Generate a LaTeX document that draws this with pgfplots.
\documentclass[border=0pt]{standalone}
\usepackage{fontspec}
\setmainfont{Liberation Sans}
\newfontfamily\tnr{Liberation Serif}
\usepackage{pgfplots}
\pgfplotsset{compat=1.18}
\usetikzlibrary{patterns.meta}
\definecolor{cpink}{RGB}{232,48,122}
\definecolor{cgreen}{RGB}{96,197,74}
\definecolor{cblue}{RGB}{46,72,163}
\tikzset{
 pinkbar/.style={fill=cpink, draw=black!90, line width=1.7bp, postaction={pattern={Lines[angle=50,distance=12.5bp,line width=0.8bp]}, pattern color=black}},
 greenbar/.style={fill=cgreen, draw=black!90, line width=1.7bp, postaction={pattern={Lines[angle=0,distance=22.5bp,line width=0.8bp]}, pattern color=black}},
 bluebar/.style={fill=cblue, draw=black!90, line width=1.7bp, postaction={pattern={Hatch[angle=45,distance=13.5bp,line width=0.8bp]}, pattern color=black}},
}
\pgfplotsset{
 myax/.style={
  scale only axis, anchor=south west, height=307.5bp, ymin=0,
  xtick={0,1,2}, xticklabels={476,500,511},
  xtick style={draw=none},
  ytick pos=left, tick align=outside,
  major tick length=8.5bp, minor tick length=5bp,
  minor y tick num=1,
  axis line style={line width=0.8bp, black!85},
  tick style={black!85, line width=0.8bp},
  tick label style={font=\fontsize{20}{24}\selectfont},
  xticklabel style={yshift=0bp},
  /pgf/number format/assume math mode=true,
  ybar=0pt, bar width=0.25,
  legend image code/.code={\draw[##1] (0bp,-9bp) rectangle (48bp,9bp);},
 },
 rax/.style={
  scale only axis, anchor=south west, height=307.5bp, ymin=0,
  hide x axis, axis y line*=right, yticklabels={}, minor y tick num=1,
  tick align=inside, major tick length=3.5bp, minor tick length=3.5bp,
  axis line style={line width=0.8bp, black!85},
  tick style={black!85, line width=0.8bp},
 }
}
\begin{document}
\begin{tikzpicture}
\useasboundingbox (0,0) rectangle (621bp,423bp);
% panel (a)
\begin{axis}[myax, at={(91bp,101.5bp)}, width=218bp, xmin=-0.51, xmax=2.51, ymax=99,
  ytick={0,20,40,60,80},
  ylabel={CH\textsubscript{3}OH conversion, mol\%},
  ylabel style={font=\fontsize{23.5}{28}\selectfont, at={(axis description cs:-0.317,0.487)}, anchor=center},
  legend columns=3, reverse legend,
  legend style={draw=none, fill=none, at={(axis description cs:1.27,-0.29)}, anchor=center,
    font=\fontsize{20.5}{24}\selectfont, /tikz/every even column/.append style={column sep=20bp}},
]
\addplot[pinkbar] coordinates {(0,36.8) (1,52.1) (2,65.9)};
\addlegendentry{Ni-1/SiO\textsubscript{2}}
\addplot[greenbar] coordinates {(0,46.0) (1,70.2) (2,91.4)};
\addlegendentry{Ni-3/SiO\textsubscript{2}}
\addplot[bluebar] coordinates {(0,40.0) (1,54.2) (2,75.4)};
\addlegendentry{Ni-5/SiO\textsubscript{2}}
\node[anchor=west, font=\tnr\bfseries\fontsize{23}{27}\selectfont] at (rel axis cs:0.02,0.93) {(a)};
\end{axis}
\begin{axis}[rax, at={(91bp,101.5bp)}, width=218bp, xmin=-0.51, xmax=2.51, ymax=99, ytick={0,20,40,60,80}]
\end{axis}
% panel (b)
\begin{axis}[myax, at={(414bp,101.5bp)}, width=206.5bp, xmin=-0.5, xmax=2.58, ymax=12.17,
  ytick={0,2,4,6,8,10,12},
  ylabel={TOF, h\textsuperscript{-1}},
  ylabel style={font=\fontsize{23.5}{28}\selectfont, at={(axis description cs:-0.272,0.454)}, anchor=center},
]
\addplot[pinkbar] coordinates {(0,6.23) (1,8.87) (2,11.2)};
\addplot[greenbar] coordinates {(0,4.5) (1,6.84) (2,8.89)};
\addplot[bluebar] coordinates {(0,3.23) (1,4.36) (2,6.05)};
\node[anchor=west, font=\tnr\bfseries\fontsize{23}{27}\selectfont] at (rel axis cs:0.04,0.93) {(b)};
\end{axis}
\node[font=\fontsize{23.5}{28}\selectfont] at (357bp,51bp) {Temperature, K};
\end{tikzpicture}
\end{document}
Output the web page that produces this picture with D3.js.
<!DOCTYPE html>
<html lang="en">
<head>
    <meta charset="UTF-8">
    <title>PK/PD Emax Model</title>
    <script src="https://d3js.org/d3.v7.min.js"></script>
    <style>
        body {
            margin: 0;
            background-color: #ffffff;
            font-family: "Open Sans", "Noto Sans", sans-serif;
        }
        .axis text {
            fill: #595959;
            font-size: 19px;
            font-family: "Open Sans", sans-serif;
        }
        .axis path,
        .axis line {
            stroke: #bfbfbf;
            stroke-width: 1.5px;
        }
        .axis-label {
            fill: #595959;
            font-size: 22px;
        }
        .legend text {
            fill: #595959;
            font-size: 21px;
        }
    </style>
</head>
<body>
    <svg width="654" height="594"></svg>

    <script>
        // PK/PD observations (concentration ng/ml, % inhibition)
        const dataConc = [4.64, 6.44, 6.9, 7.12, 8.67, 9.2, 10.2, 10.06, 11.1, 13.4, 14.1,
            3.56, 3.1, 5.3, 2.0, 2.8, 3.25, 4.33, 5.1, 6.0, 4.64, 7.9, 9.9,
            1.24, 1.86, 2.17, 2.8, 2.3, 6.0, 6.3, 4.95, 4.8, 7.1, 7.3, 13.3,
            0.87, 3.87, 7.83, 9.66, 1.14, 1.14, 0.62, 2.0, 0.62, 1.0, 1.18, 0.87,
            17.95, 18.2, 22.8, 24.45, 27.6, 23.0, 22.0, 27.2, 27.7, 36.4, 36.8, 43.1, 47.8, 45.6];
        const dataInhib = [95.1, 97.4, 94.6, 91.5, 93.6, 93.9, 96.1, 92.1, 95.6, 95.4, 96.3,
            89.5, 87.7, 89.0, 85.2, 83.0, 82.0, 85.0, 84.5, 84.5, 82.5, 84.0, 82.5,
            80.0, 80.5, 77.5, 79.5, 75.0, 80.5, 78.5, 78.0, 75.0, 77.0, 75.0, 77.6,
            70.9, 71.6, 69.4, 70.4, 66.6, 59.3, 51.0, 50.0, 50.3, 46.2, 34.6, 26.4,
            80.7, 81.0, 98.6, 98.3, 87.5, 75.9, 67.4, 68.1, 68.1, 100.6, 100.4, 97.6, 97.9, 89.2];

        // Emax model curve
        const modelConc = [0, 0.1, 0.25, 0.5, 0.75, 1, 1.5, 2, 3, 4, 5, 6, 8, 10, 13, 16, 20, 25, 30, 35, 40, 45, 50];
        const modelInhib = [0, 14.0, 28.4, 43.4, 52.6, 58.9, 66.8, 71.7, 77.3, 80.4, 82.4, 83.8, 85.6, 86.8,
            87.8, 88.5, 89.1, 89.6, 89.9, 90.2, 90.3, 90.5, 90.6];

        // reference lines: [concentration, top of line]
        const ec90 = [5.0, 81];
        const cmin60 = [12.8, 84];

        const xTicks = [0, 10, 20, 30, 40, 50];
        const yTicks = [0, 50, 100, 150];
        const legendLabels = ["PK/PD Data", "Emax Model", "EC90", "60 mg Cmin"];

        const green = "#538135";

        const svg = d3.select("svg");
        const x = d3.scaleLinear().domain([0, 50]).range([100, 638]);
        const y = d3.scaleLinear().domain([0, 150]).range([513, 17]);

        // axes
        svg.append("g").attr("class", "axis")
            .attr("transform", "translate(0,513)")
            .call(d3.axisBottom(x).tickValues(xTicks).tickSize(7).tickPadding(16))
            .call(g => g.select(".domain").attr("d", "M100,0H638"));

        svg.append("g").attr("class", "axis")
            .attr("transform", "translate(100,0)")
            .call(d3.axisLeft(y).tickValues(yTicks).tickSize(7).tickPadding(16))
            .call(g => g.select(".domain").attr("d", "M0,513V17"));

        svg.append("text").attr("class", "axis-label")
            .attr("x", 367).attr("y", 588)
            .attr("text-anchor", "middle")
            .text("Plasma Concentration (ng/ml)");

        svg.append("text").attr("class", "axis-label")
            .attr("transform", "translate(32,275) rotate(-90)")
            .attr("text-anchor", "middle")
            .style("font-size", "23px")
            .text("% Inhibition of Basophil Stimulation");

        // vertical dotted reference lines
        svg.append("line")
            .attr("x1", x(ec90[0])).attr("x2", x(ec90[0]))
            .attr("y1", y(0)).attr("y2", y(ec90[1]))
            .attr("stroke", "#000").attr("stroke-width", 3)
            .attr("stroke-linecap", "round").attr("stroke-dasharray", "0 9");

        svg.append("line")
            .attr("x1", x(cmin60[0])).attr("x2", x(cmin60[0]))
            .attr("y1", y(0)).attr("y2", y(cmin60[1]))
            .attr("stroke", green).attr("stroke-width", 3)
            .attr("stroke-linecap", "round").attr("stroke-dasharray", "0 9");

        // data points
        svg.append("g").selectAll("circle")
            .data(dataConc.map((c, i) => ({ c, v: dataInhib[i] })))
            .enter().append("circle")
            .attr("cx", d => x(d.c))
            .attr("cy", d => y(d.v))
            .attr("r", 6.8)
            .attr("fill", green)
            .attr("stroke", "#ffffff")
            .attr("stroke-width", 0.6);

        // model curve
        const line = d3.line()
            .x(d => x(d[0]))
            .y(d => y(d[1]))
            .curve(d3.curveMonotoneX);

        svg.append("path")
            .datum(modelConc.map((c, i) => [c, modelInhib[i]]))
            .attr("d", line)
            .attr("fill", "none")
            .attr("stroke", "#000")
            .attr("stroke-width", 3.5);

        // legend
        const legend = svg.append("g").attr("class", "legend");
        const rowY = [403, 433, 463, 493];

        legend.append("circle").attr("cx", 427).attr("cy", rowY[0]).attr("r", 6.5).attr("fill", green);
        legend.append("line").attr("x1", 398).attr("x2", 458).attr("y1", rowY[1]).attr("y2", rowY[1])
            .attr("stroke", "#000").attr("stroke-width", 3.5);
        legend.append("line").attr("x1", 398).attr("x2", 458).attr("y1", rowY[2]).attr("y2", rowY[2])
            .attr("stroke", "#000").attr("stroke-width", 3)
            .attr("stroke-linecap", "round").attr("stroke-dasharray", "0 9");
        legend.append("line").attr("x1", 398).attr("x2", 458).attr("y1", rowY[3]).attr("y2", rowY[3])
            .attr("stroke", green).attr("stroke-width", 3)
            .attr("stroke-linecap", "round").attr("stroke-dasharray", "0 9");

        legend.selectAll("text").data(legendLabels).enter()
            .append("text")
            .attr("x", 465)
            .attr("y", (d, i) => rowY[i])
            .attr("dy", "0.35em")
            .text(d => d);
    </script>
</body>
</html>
* * *
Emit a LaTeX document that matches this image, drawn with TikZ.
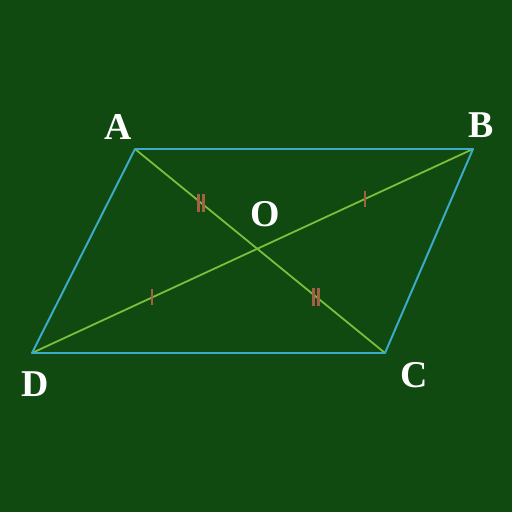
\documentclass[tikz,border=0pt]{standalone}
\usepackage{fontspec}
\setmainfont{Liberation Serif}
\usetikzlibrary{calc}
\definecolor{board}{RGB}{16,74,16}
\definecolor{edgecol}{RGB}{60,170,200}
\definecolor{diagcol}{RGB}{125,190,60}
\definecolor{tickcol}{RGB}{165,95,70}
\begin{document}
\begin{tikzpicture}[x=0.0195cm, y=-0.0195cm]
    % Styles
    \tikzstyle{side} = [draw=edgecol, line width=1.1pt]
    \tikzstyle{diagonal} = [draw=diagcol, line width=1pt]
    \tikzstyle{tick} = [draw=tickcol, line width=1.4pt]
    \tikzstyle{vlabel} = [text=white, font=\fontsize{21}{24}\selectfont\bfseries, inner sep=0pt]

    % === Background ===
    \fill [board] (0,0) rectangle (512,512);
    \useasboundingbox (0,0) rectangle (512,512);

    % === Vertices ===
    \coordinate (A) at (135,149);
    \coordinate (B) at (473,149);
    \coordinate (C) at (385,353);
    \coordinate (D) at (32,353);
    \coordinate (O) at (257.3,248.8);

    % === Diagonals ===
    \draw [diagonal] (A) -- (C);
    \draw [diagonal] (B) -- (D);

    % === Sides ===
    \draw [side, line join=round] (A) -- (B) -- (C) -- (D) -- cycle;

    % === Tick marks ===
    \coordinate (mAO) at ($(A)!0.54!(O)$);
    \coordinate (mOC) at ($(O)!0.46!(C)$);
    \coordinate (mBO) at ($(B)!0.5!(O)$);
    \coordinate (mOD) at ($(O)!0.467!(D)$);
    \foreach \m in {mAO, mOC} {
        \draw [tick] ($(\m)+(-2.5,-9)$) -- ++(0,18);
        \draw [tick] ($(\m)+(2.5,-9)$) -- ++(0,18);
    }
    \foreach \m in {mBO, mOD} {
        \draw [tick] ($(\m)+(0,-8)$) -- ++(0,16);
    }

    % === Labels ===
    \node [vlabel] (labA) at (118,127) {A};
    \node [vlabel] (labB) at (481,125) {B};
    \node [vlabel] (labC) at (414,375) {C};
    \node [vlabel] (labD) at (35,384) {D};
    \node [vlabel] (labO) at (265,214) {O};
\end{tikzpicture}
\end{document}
--
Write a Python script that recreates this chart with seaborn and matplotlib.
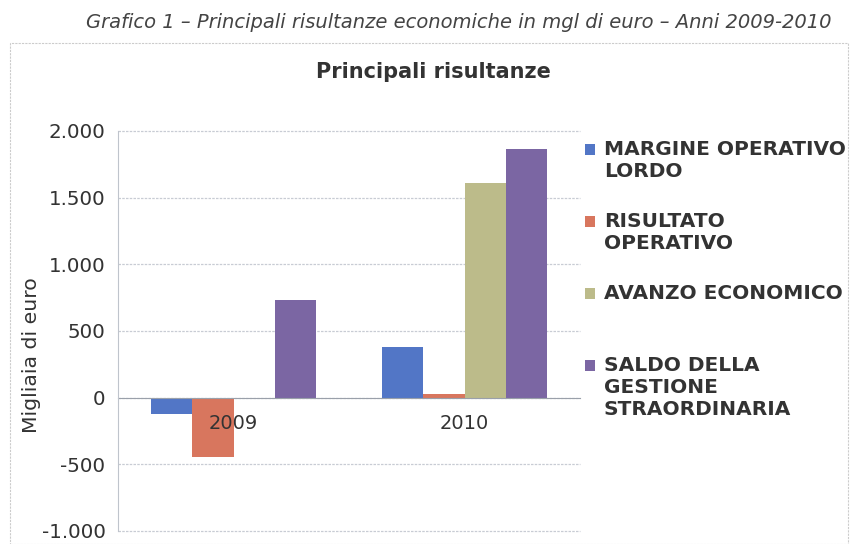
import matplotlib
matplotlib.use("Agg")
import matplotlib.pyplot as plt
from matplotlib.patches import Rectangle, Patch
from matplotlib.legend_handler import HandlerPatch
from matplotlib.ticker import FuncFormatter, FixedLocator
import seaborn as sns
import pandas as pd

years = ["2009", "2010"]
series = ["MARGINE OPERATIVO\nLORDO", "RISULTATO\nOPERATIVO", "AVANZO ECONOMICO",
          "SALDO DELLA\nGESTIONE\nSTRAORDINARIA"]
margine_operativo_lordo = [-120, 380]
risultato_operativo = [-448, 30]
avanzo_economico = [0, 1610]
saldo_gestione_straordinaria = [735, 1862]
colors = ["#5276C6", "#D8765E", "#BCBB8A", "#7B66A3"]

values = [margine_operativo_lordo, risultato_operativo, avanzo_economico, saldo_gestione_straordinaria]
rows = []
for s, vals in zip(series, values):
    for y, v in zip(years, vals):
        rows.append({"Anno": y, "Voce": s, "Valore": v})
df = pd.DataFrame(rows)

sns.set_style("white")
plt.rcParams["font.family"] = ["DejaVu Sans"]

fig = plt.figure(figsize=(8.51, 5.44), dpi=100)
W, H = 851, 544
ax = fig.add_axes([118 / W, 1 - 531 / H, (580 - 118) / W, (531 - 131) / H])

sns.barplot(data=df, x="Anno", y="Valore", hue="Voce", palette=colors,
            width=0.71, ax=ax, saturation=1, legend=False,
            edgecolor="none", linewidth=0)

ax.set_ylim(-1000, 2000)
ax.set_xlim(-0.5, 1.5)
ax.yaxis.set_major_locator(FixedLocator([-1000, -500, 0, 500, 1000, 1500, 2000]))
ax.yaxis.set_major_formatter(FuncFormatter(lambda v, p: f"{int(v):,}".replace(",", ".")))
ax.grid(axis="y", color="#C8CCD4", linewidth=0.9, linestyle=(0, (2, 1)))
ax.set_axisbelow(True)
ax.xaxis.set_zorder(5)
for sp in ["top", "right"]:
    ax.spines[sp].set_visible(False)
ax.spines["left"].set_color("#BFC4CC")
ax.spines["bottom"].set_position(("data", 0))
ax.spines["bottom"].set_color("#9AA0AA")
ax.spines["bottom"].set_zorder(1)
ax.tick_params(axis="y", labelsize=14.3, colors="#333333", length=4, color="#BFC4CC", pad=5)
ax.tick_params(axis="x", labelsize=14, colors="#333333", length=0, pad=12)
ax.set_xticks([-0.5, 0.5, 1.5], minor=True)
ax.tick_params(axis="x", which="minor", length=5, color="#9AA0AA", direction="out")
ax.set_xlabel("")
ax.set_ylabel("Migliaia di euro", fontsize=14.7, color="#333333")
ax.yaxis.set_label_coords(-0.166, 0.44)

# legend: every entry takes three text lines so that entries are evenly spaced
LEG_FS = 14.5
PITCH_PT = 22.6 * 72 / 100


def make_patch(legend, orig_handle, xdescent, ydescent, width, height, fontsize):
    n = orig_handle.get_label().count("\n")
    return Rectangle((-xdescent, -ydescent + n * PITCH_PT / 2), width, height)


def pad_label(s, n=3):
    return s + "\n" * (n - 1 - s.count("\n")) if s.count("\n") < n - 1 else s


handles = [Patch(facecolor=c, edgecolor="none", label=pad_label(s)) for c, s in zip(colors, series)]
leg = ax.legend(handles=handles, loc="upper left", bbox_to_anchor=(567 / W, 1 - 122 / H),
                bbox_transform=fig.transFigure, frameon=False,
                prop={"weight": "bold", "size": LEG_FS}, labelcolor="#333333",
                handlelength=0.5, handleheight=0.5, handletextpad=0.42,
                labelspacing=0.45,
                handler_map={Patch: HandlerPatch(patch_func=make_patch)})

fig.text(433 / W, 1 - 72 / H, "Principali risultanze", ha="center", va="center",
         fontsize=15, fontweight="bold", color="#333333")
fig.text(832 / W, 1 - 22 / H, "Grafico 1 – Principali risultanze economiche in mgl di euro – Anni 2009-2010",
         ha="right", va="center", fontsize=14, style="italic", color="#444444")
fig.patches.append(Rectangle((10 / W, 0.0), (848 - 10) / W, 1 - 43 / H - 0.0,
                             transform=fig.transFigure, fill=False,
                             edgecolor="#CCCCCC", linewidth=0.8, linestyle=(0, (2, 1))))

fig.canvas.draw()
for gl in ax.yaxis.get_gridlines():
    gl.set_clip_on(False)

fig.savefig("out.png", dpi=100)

● **WHAT IS REQUIRED**: Give the lines above again exactly, from the one containing "Write a Python" to the one containing "import pandas as pd", both included, but leave out the pictures.

● **ANSWER**:
Write a Python script that recreates this chart with seaborn and matplotlib.
import matplotlib
matplotlib.use("Agg")
import matplotlib.pyplot as plt
from matplotlib.patches import Rectangle, Patch
from matplotlib.legend_handler import HandlerPatch
from matplotlib.ticker import FuncFormatter, FixedLocator
import seaborn as sns
import pandas as pd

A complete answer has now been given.